Little wonder they were so hyperactive and obnoxious. Like attention-deficit Bernie they were simply suffering from meals based on awful food. Could that have been the daily offering, or only a holiday treat?
Herb and spice butters are back in vogue since we discovered just how bad the hydrogenated-fats in margarine are; they are highly inflammatory.
Simply take a lump of butter at room temperature, soften it with a wooden-spoon and squish in your chosen ingredients; then roll it into a log of sorts and freeze it in the wrapping it came in.
Avoid where possible all the cling-wraps that are around today; I seriously believe they shouldn't be near food, and in any case they contribute to the crud that is smothering our planet. Unless we wean ourselves off plastic soon, or use it far more judiciously, our grandchildren will not have a home as we know it to enjoy.
Then it's easy to cut that roll into circles and serve it up; they look and are fantastic.
Probably the oldest herb and spice butter has the cordon bleu name Maitre d'Hotel; it is simply flavoured with finely-chopped parsley and freshly squeezed lemon juice.
You could also squeeze it into ice cube trays if you have lots of energy, but that means a lot more washing up; better than cling-wrap, mind you. We just keep it in a small reusable plastic container.
Today our Maitre d'Hotel is made with coriander and lime instead.
Drop it onto your hot boiled-potatoes to lower the glycemic index and, in any case, it tastes sublime. Butter your toast with Maitre d'Hotel and plop wet and slushy scrambled eggs on it; simply divine.
Control the amount of lemon juice to suit your purpose for the Maitre d'Hotel. The taste of freshly-baked bread and butter is as old as that of ice cold water bubbling from a spring gurgling up from the ground.
This is probably my favourite butter of all time, and the easiest.
Enjoy your sardine butter on crispy wholewheat-toast, but equally you could melt it onto any vegetables; you could use anchovies instead.
Use any hard-cheese that you fancy. In fact, I have never tried it with a Camembert or Feta; something to try tomorrow.
Use one of these herb and spice butters on your starches; they will lower the glycemic index and lessen any surges in blood-glucose. It's lovely on pasta and pumpkin and, of course, rice or potatoes.
Did you know that diabetics should eat small amounts of butternut and pumpkin regularly? One of these herb and spice butters will not only improves the flavour but also any undesirable effect for those who are insulin-resistant.

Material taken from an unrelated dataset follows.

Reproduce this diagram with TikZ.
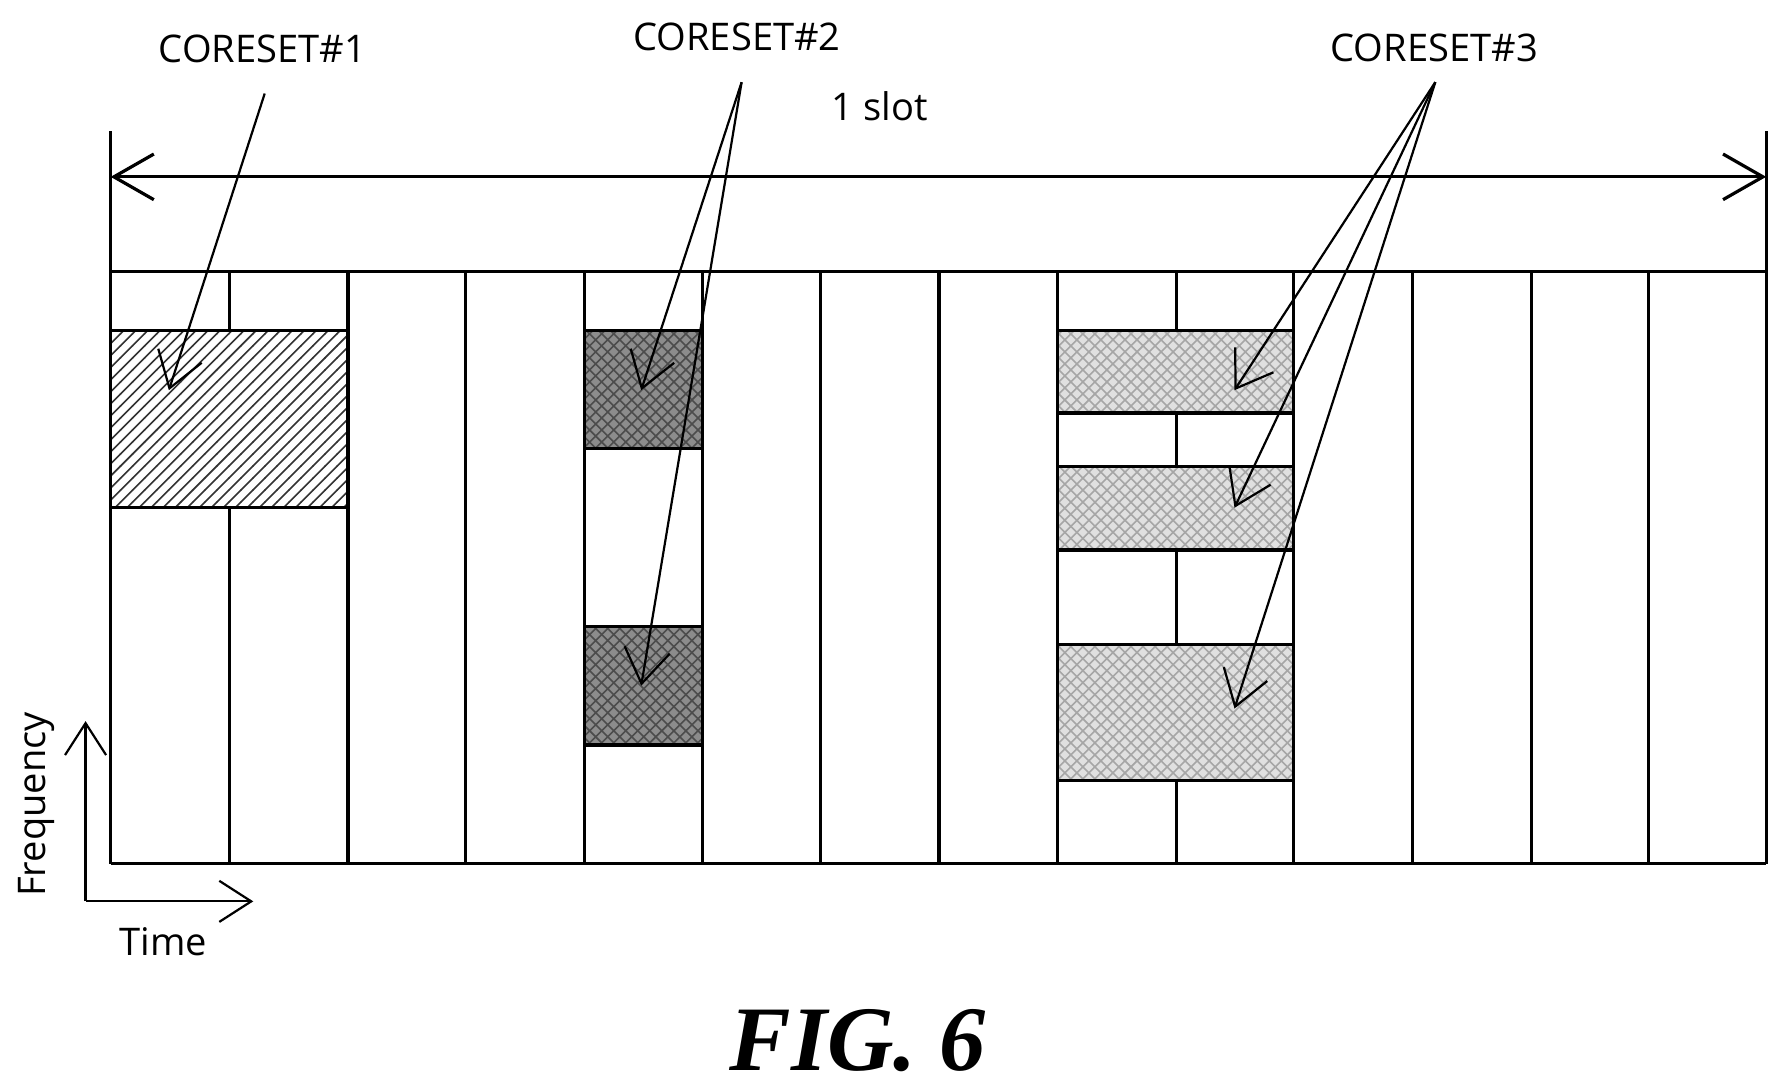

As I'm sure you know, those carrying a lot of unwanted extra pounds should be reducing all their carbohydrate, but particularly those that are refined like virtually all commercial breads; white rice, scones and cakes too. Herb and spice butters will not minimise the devastating effect of these fake-foods.

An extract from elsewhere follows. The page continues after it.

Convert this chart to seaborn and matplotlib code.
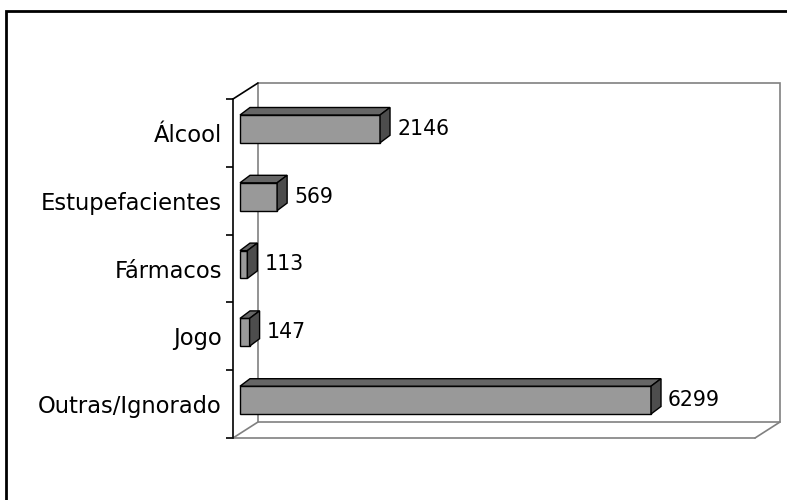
import matplotlib
matplotlib.use('Agg')
import pandas as pd
import seaborn as sns
from matplotlib import pyplot as plt
from matplotlib import transforms
from matplotlib.patches import Polygon, Rectangle
from matplotlib.lines import Line2D

# data
categorias = ['Álcool', 'Estupefacientes', 'Fármacos', 'Jogo', 'Outras/Ignorado']
valores = [2146, 569, 113, 147, 6299]

df = pd.DataFrame({'cat': categorias, 'val': valores})

sns.set_style('white')
plt.rcParams['font.family'] = ['DejaVu Sans']
plt.rcParams['text.color'] = 'black'
plt.rcParams['ytick.color'] = 'black'

DPI = 100
fig = plt.figure(figsize=(7.87, 5.0), dpi=DPI)
# front plane of the 3d box
ax = fig.add_axes([233 / 787, 62 / 500, 522 / 787, 339 / 500])

sns.barplot(data=df, x='val', y='cat', orient='h', width=0.41, color='#999999',
            saturation=1, edgecolor='black', linewidth=1, ax=ax)
ax.set_xlim(0, 8000)
ax.set_ylim(4.5, -0.5)
ax.set_xlabel('')
ax.set_ylabel('')
ax.set_xticks([])
for s in ['top', 'right', 'bottom']:
    ax.spines[s].set_visible(False)
ax.spines['left'].set_color('black')
ax.spines['left'].set_linewidth(1.2)
ax.set_yticks(range(len(categorias)))
ax.set_yticklabels(categorias, fontsize=16.3, color='black')
ax.tick_params(axis='y', which='major', length=0, pad=8)
ax.set_yticks([i - 0.5 for i in range(len(categorias) + 1)], minor=True)
ax.tick_params(axis='y', which='minor', length=5, width=1.2, color='black', left=True)
ax.patch.set_alpha(0)

# box depth (pixels)
fdx, fdy = 25, 16
back = transforms.offset_copy(ax.transAxes, fig=fig, x=fdx, y=fdy, units='dots')
grey = '#808080'
# back wall
ax.add_patch(Rectangle((0, 0), 1, 1, transform=back, fill=False, edgecolor=grey,
                       lw=1.2, clip_on=False, zorder=0))
# floor
ax.add_line(Line2D([0, 1], [0, 0], transform=ax.transAxes, color=grey, lw=1.2, clip_on=False))
for xa in [0, 1]:
    p0 = ax.transAxes.transform((xa, 0))
    ax.add_line(Line2D([p0[0], p0[0] + fdx], [p0[1], p0[1] + fdy], transform=None,
                       color=grey, lw=1.2, clip_on=False))
# top-left edge
p0 = ax.transAxes.transform((0, 1))
ax.add_line(Line2D([p0[0], p0[0] + fdx], [p0[1], p0[1] + fdy], transform=None,
                   color='black', lw=1.2, clip_on=False))

# bars sit a bit behind the front plane, then get a 3d top and side
bar_tr = transforms.offset_copy(ax.transData, fig=fig, x=7, y=4, units='dots')
bdx, bdy = 10, 7.5
for patch, v in zip(ax.patches[:len(valores)], valores):
    patch.set_transform(bar_tr)
    x0, y0 = patch.get_x(), patch.get_y()
    w, h = patch.get_width(), patch.get_height()
    (ax_, ay_), (bx_, by_) = bar_tr.transform([(x0, y0), (x0 + w, y0 + h)])
    left, right = min(ax_, bx_), max(ax_, bx_)
    bot, top = min(ay_, by_), max(ay_, by_)
    topface = [(left, top), (right, top), (right + bdx, top + bdy), (left + bdx, top + bdy)]
    side = [(right, bot), (right, top), (right + bdx, top + bdy), (right + bdx, bot + bdy)]
    ax.add_patch(Polygon(topface, closed=True, transform=None, facecolor='#666666',
                         edgecolor='black', lw=1, clip_on=False, zorder=3))
    ax.add_patch(Polygon(side, closed=True, transform=None, facecolor='#4d4d4d',
                         edgecolor='black', lw=1, clip_on=False, zorder=3))
    txt_tr = transforms.offset_copy(bar_tr, fig=fig, x=bdx + 7, y=0, units='dots')
    ax.text(v, y0 + h / 2, str(v), transform=txt_tr, fontsize=14.8, va='center',
            ha='left', color='black', clip_on=False)

# outer border (chart area frame)
fig.add_artist(Rectangle((6 / 787, -0.1), 1.2, 1.1 - 11 / 500, transform=fig.transFigure,
                         fill=False, edgecolor='black', lw=2))

fig.savefig('out.png', dpi=DPI, facecolor='white')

Unashamedly I am punting for whole-grains and recommending you bake your own artisan bread.
Never follow any recipe slavishly; it stifles your own creativity. Add some garlic if that's to your fancy today, or half a teaspoon of freshly-chopped chilies.
This sweet-basil and thyme butter is so easy to throw together, remembering that the latter has a much stronger flavour and should be used sparingly.
And now for something different, try this horseradish-butter.
Use this horseradish butter with any of your meat dishes. It's also great with fried-fish and grilled chicken.
Again according to your mood and the dish, add chili, parsley or garlic as you fancy.
Chili and lemon-butter is just delicious in a hundred different ways. Since I myself don't eat crackers, because of what they do to my blood-glucose, I am not going to recommend them, but you indulge by all means, unless you too are prediabetic.
But on a slice of sourdough bread, new-potatoes or with lightly boiled lima beans it is simply terrific.
Now that butter is back, we can use it without fear provided we enjoy those foods that lower cholesterol on a daily basis.
Simply mash the whole lot up with a fork, or a stick blender, and hey-presto, you have one of the best herb and spice butters in the world.
Use the lemon pulp too with your cooking, and not just the juice; it contains more than half of the nutrients.